Marlene ruht in Frieden(au)

von Allgemein

Ein gutbürgerlicher, etwas verschlafener Kiez in Berlin. Ein kleiner Friedhof. Und das Grab eines Weltstars.

Ulli kennt sich aus. Meine Freundin ist der Berliner Veranstaltungskalender auf zwei Beinen. Das aktuelle Kinoprogramm? Kleinkunstbühnen, Varietés, Musiklokale? Kein Problem, einfach Ulli fragen. Sie weiß, wo was los ist und ob man mit dem Bus, der U- oder S-Bahn hinkommt.
Kürzlich nahmen sie und ihr Partner uns mit ins „Kleine Theater“. Der Name ist Programm; gerade mal 99 Plätze bietet dieses ehemalige Kino in Friedenau, einem Ortsteil des Bezirks Tempelhof-Schöneberg. Ganz Insiderin führte uns Ulli aber natürlich nicht direkt vom U-Bahnhof zum Theater, sondern gestaltete den Fußweg zur Minibesichtigungstour samt unerwartetem Highlight. Nach wenigen Hundert Metern bogen wir in eine Seitenstraße ab und standen vor dem Eingang zum III. Städtischen Friedhof Stubenrauchstraße. Die wenigen Grabreihen samt kleiner Kapelle mitten im ruhigen Friedenau waren rasch durchschritten. Gezielt steuerte Ulli eine unscheinbare, leidlich gepflegte Grabstätte an: „Hier steh ich an den Marken meiner Tage“ und „Marlene 1901-1992“ lautet die Inschrift des Grabsteins.

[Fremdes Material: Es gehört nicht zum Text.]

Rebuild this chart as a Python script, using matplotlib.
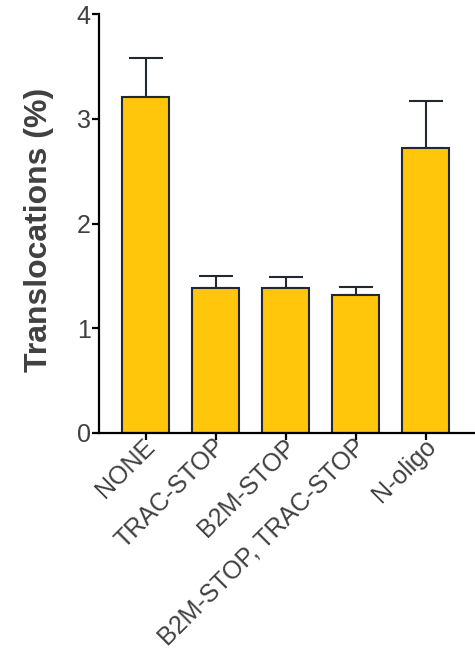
import matplotlib
matplotlib.use("Agg")
import matplotlib.pyplot as plt
from matplotlib.transforms import ScaledTranslation

categories = ["NONE", "TRAC-STOP", "B2M-STOP", "B2M-STOP, TRAC-STOP", "N-oligo"]
means = [3.21, 1.38, 1.38, 1.32, 2.72]
errors = [0.37, 0.12, 0.11, 0.07, 0.45]

plt.rcParams['font.family'] = ['Liberation Sans', 'DejaVu Sans']

fig = plt.figure(figsize=(4.75, 6.59), dpi=100)
ax = fig.add_axes([99/475, 226/659, 376/475, 419/659])

x = range(len(categories))
ax.bar(x, means, width=0.67, color='#FFC60B', edgecolor='#222831', linewidth=1.5, zorder=2)
ax.errorbar(x, means, yerr=[[0]*len(errors), errors], fmt='none', ecolor='#222831',
            elinewidth=1.5, capsize=12, capthick=1.5, zorder=1)

ax.set_xlim(-0.664, 4.70)
ax.set_ylim(0, 4)
ax.set_yticks([0, 1, 2, 3, 4])
ax.set_xticks(list(x))
ax.set_xticklabels(categories, rotation=45, ha='right', va='center', rotation_mode='anchor')

for s in ['top', 'right']:
    ax.spines[s].set_visible(False)
for s in ['left', 'bottom']:
    ax.spines[s].set_linewidth(1.6)
ax.tick_params(axis='both', width=1.6, length=5, labelsize=18, labelcolor='#404040', pad=1)
ax.tick_params(axis='x', pad=2)
# nudge the rotated labels a little to the right
offset = ScaledTranslation(6/100, 0, fig.dpi_scale_trans)
for lbl in ax.get_xticklabels():
    lbl.set_transform(lbl.get_transform() + offset)
ax.set_ylabel('Translocations (%)', fontsize=23, fontweight='bold', color='#404040')
ax.yaxis.set_label_coords(-0.12, 0.484)

fig.savefig('out.png', dpi=100)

Marlene Dietrich in Friedenau? Der III. Städtische Friedhof wird auch „Künstlerfriedhof“ genannt. Zwei Grabstellen weiter liegt etwa Helmut Newton. Die Diva hatte sich aber offenbar aus einem völlig banalen Grund ihre letzte Ruhestätte in diesem Teil der Hauptstadt ausgesucht. Geboren wurde der Weltstar in Schöneberg, das damals noch eigenständig war und erst später in Berlin eingemeindet wurde. Sie wuchs nur ein paar Straßenzüge weiter in einem großbürgerlichen Haus auf. Auch Stars scheint es also nach Hause zu ziehen, sobald sie von der Lebensbühne abtreten. Anstatt Paris wählte sie Friedenau für ihr Leben auf der anderen Seite.

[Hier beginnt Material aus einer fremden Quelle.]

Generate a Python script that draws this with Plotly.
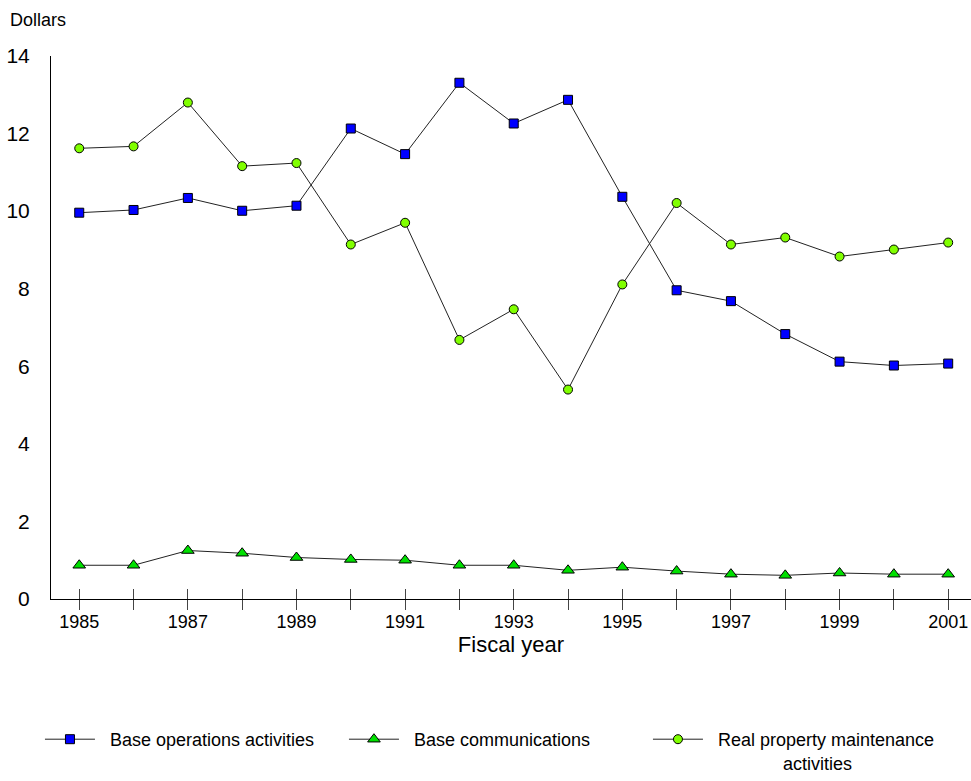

Nach diesem Abstecher in die verblasste Glamourwelt von gestern gönnten wir uns noch ein Glas Grüner Veltliner, gebratenen Leberkäse mit Spiegelei und Bratkartoffeln im Alpenland-Lokal „Miteinander“, bevor wir kurz vor Beginn gegenüber ins Theater zu huschten. Danke, Ulli, für diese Eindrücke abseits der Szenekieze in Mitte, Neukölln oder Prenzlauer Berg.